Source data
******

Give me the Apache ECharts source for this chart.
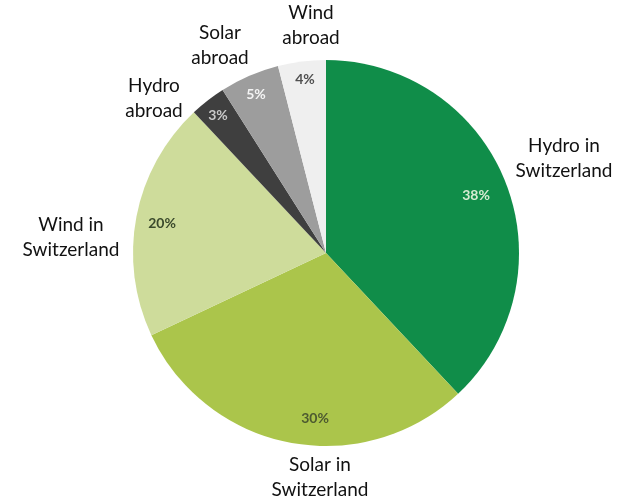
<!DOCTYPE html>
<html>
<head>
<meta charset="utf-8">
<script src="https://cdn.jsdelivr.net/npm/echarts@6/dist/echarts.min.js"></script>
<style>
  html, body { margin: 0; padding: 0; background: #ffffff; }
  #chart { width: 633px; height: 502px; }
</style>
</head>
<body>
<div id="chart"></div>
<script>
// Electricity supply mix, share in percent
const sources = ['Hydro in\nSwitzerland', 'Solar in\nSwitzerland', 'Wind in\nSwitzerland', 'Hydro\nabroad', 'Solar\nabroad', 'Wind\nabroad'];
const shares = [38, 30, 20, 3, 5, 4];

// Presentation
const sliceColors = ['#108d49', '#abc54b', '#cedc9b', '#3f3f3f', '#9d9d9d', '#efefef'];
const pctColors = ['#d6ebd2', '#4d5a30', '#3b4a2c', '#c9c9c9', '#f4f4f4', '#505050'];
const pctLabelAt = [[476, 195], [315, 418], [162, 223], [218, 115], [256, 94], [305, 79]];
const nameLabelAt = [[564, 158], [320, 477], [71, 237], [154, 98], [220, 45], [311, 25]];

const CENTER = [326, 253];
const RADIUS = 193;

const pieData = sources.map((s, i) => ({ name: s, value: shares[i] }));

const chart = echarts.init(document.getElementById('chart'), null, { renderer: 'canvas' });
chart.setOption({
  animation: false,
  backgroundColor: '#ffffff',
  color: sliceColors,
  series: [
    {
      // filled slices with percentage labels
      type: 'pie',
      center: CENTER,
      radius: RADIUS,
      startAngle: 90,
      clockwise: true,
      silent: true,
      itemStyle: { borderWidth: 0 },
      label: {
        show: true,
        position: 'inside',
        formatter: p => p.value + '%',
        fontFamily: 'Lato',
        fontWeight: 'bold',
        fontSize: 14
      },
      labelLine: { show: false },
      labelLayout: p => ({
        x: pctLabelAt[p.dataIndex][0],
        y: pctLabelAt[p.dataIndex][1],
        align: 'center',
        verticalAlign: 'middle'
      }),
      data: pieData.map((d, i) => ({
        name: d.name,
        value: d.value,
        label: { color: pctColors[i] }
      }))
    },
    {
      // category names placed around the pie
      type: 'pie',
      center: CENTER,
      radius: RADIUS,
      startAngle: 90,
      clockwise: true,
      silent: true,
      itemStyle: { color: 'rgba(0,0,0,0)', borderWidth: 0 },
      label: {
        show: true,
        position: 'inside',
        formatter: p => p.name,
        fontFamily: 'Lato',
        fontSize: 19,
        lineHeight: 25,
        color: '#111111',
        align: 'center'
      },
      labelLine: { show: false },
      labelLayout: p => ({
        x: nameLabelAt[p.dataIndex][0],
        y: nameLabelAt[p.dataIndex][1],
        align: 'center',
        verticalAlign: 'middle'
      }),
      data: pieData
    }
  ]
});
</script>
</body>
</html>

******

What is asked
From the first line above down to the line with "const shares = [38, 30, 20, 3, 5, 4];", reproduce every line and no others, omitting pictures.

Right answer
Give me the Apache ECharts source for this chart.
<!DOCTYPE html>
<html>
<head>
<meta charset="utf-8">
<script src="https://cdn.jsdelivr.net/npm/echarts@6/dist/echarts.min.js"></script>
<style>
  html, body { margin: 0; padding: 0; background: #ffffff; }
  #chart { width: 633px; height: 502px; }
</style>
</head>
<body>
<div id="chart"></div>
<script>
// Electricity supply mix, share in percent
const sources = ['Hydro in\nSwitzerland', 'Solar in\nSwitzerland', 'Wind in\nSwitzerland', 'Hydro\nabroad', 'Solar\nabroad', 'Wind\nabroad'];
const shares = [38, 30, 20, 3, 5, 4];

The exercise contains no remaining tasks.